While its image quality has exceeded expectations, the telescope’s design has also performed very well, and the telescope is expected to live for a good twenty years according to Packham. 

“JWST represents the most complex robotic device ever put into space … it’s a million miles away from the Earth. It will never return to the Earth … so it was an incredible device [and] many things had to work perfectly on the first try or the telescope would have been in trouble. Happy to say that pretty much everything worked perfectly,” Packham said. 

In order to use the telescope, groups will have to submit yearly research proposals which are then evaluated to determine which proposals get time to use the telescope. Packham’s group has been awarded time in cycle one and will be drafting the next set of proposals for cycle two, which is expected to happen at the end of this year/the start of next year. 

“Hopefully we’ll have enough data, enough knowledge to move us into a commanding position in this area of research and then get data for cycle two and continue on,” Packham said. “That’s our goal … hopefully really understand what’s going on in the centers of these galaxies.”

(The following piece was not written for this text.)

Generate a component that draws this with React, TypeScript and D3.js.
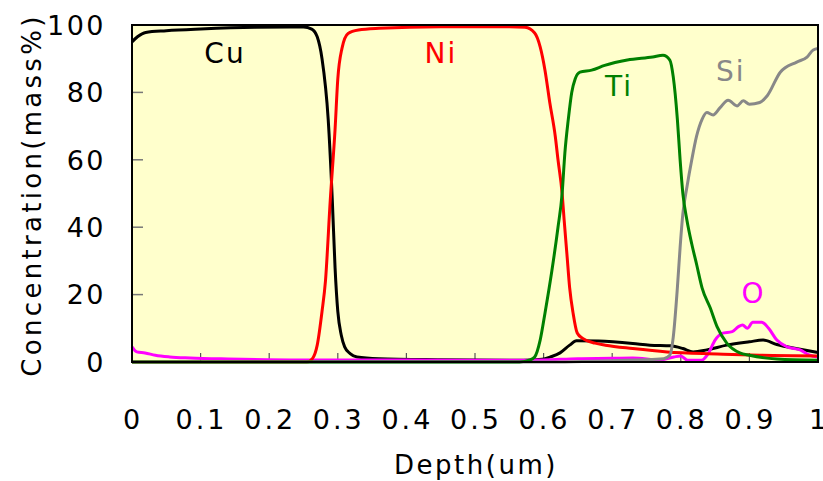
import React, { useEffect, useRef } from "react";
import { select, scaleLinear, line, curveMonotoneX } from "d3";

// depth (um) / concentration (mass%)
const cuProfile: [number, number][] = [
  [0, 95], [0.008, 96.5], [0.02, 97.8], [0.05, 98.3], [0.1, 98.8], [0.18, 99.3],
  [0.25, 99.4], [0.262, 98.8], [0.27, 96.5], [0.277, 90], [0.286, 72], [0.292, 48],
  [0.296, 28], [0.3, 15], [0.305, 8], [0.31, 4.5], [0.318, 2.5], [0.328, 1.5],
  [0.36, 1.0], [0.45, 0.7], [0.57, 0.5], [0.598, 0.8], [0.61, 1.5], [0.624, 2.7],
  [0.638, 5], [0.648, 6.3], [0.68, 6.2], [0.73, 5.5], [0.755, 5], [0.785, 4.8],
  [0.803, 4], [0.818, 3], [0.838, 3.6], [0.867, 5], [0.9, 6], [0.92, 6.5],
  [0.94, 5.2], [0.974, 3.8], [1, 2.8],
];

const niProfile: [number, number][] = [
  [0, 0], [0.255, 0], [0.263, 1], [0.27, 5], [0.277, 15], [0.282, 24],
  [0.289, 48], [0.296, 69], [0.3, 84], [0.306, 93], [0.315, 97.5], [0.33, 98.5],
  [0.36, 99], [0.45, 99.5], [0.55, 99.5], [0.573, 99.3], [0.587, 97.6],
  [0.595, 93.5], [0.602, 86.6], [0.609, 77], [0.617, 67], [0.621, 60],
  [0.627, 50], [0.63, 42], [0.634, 32], [0.638, 22], [0.643, 14.5], [0.649, 8.6],
  [0.657, 7], [0.675, 5.6], [0.69, 5], [0.73, 4], [0.78, 3], [0.853, 2.4],
  [0.915, 2], [1, 1.8],
];

const tiProfile: [number, number][] = [
  [0, 0], [0.565, 0], [0.58, 0.6], [0.587, 1.5], [0.595, 6.5], [0.602, 14.5],
  [0.612, 27], [0.621, 40], [0.627, 50], [0.631, 62], [0.636, 72], [0.641, 80],
  [0.646, 84], [0.653, 86], [0.67, 86.6], [0.689, 88], [0.722, 89.6],
  [0.759, 90.5], [0.774, 91], [0.784, 89.6], [0.789, 84.6], [0.795, 72],
  [0.799, 60], [0.803, 50], [0.809, 42], [0.816, 35], [0.823, 29], [0.831, 22],
  [0.843, 16], [0.853, 10.4], [0.867, 5.6], [0.886, 2.7], [0.9, 2], [0.94, 0.9],
  [1, 0.5],
];

const siProfile: [number, number][] = [
  [0, 0], [0.6, 0], [0.7, 0.4], [0.775, 1], [0.784, 2], [0.789, 7.4],
  [0.795, 22], [0.799, 34], [0.803, 44], [0.809, 52], [0.816, 60], [0.823, 67],
  [0.831, 72], [0.838, 74], [0.847, 73.3], [0.857, 75.4], [0.869, 77.7],
  [0.882, 76], [0.891, 77.5], [0.9, 76.5], [0.915, 77], [0.926, 79],
  [0.945, 86], [0.969, 89], [0.984, 90.5], [0.993, 92.6], [1, 93],
];

const oProfile: [number, number][] = [
  [0, 4.5], [0.007, 3], [0.019, 2.7], [0.034, 2], [0.055, 1.5], [0.085, 1.2],
  [0.14, 0.9], [0.245, 0.6], [0.4, 0.6], [0.55, 0.5], [0.6, 0.6], [0.65, 1],
  [0.7, 1.1], [0.73, 1.2], [0.77, 0.6], [0.79, 1.5], [0.8, 1.8], [0.81, 0.5],
  [0.83, 0.5], [0.84, 2.5], [0.85, 6.5], [0.86, 8.5], [0.875, 9], [0.884, 10.5],
  [0.89, 11], [0.897, 10], [0.905, 11.8], [0.918, 11.8], [0.928, 10],
  [0.94, 6.5], [0.955, 4.5], [0.974, 3.6], [0.988, 2], [1, 1.5],
];

const xTicks = [0, 0.1, 0.2, 0.3, 0.4, 0.5, 0.6, 0.7, 0.8, 0.9, 1];
const yTicks = [0, 20, 40, 60, 80, 100];

// element name, data, colour, label position (depth, value)
const series = [
  { name: "Cu", data: cuProfile, color: "#000000", at: [0.1356, 88.7] },
  { name: "O", data: oProfile, color: "#ff00ff", at: [0.906, 17.5] },
  { name: "Ni", data: niProfile, color: "#ff0000", at: [0.4504, 88.7] },
  { name: "Si", data: siProfile, color: "#888888", at: [0.873, 83.5] },
  { name: "Ti", data: tiProfile, color: "#008000", at: [0.71, 79] },
];

const FONT = "'DejaVu Sans', Verdana, sans-serif";

function DepthProfile() {
  const svgRef = useRef<SVGSVGElement>(null);

  useEffect(() => {
    const svg = select(svgRef.current);
    svg.selectAll("*").remove();

    const xScale = scaleLinear().domain([0, 1]).range([132, 818]);
    const yScale = scaleLinear().domain([0, 100]).range([362, 25]);

    // plot background
    svg
      .append("rect")
      .attr("x", xScale(0))
      .attr("y", yScale(100))
      .attr("width", xScale(1) - xScale(0))
      .attr("height", yScale(0) - yScale(100))
      .attr("fill", "#ffffcc");

    // inward ticks
    svg
      .selectAll(".ytick")
      .data(yTicks.filter((t) => t > 0 && t < 100))
      .join("line")
      .attr("x1", xScale(0))
      .attr("x2", xScale(0) + 11)
      .attr("y1", (d) => yScale(d))
      .attr("y2", (d) => yScale(d))
      .attr("stroke", "#777")
      .attr("stroke-width", 1.5);

    svg
      .selectAll(".xtick")
      .data(xTicks.filter((t) => t > 0 && t < 1))
      .join("line")
      .attr("x1", (d) => xScale(d))
      .attr("x2", (d) => xScale(d))
      .attr("y1", yScale(0))
      .attr("y2", yScale(0) - 9)
      .attr("stroke", "#555")
      .attr("stroke-width", 1.2);

    // profiles
    const lineGen = line<[number, number]>()
      .x((d) => xScale(d[0]))
      .y((d) => yScale(d[1]))
      .curve(curveMonotoneX);

    svg
      .selectAll(".profile")
      .data(series)
      .join("path")
      .attr("d", (s) => lineGen(s.data))
      .attr("fill", "none")
      .attr("stroke", (s) => s.color)
      .attr("stroke-width", 3)
      .attr("stroke-linejoin", "round");

    // frame
    svg
      .append("rect")
      .attr("x", xScale(0))
      .attr("y", yScale(100))
      .attr("width", xScale(1) - xScale(0))
      .attr("height", yScale(0) - yScale(100))
      .attr("fill", "none")
      .attr("stroke", "#000")
      .attr("stroke-width", 2);

    // element labels
    svg
      .selectAll(".elabel")
      .data(series)
      .join("text")
      .attr("x", (s) => xScale(s.at[0]))
      .attr("y", (s) => yScale(s.at[1]))
      .attr("text-anchor", "middle")
      .attr("fill", (s) => s.color)
      .style("font-family", FONT)
      .style("font-size", "28px")
      .style("letter-spacing", "2px")
      .text((s) => s.name);

    // tick labels
    svg
      .selectAll(".ylabel")
      .data(yTicks)
      .join("text")
      .attr("x", 106)
      .attr("y", (d) => yScale(d))
      .attr("dy", "0.36em")
      .attr("text-anchor", "end")
      .style("font-family", FONT)
      .style("font-size", "27px")
      .style("letter-spacing", "2.5px")
      .text((d) => d);

    svg
      .selectAll(".xlabel")
      .data(xTicks)
      .join("text")
      .attr("x", (d) => xScale(d) + 1)
      .attr("y", 429)
      .attr("text-anchor", "middle")
      .style("font-family", FONT)
      .style("font-size", "27px")
      .style("letter-spacing", "3px")
      .text((d) => String(d));

    // axis titles
    svg
      .append("text")
      .attr("x", 476)
      .attr("y", 474)
      .attr("text-anchor", "middle")
      .style("font-family", FONT)
      .style("font-size", "26px")
      .style("letter-spacing", "2.5px")
      .text("Depth(um)");

    svg
      .append("text")
      .attr("transform", "translate(41,195) rotate(-90)")
      .attr("text-anchor", "middle")
      .style("font-family", FONT)
      .style("font-size", "26px")
      .style("letter-spacing", "3.3px")
      .text("Concentration(mass%)");
  }, []);

  return (
    <svg
      ref={svgRef}
      width={823}
      height={481}
      style={{ position: "absolute", left: 0, top: 0, background: "#fff" }}
    />
  );
}

export default function App() {
  return <DepthProfile />;
}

To celebrate the release of images by the James Webb Telescope Project, UTSA’s Choir will be conducting a concert featuring a selection of pieces inspired by these images on Thursday, Oct. 20 at 7:30 p.m. in the UTSA Main Campus Recital Hall. Dr. Packham will be participating in a pre-concert talk about the images beginning at 7:00 p.m.

The Scobee Education Center in San Antonio College will also be hosting Dr. Packham for a special presentation about the James Webb Space Telescope from 10 a.m. to 11:30 a.m on Saturday, Oct. 29.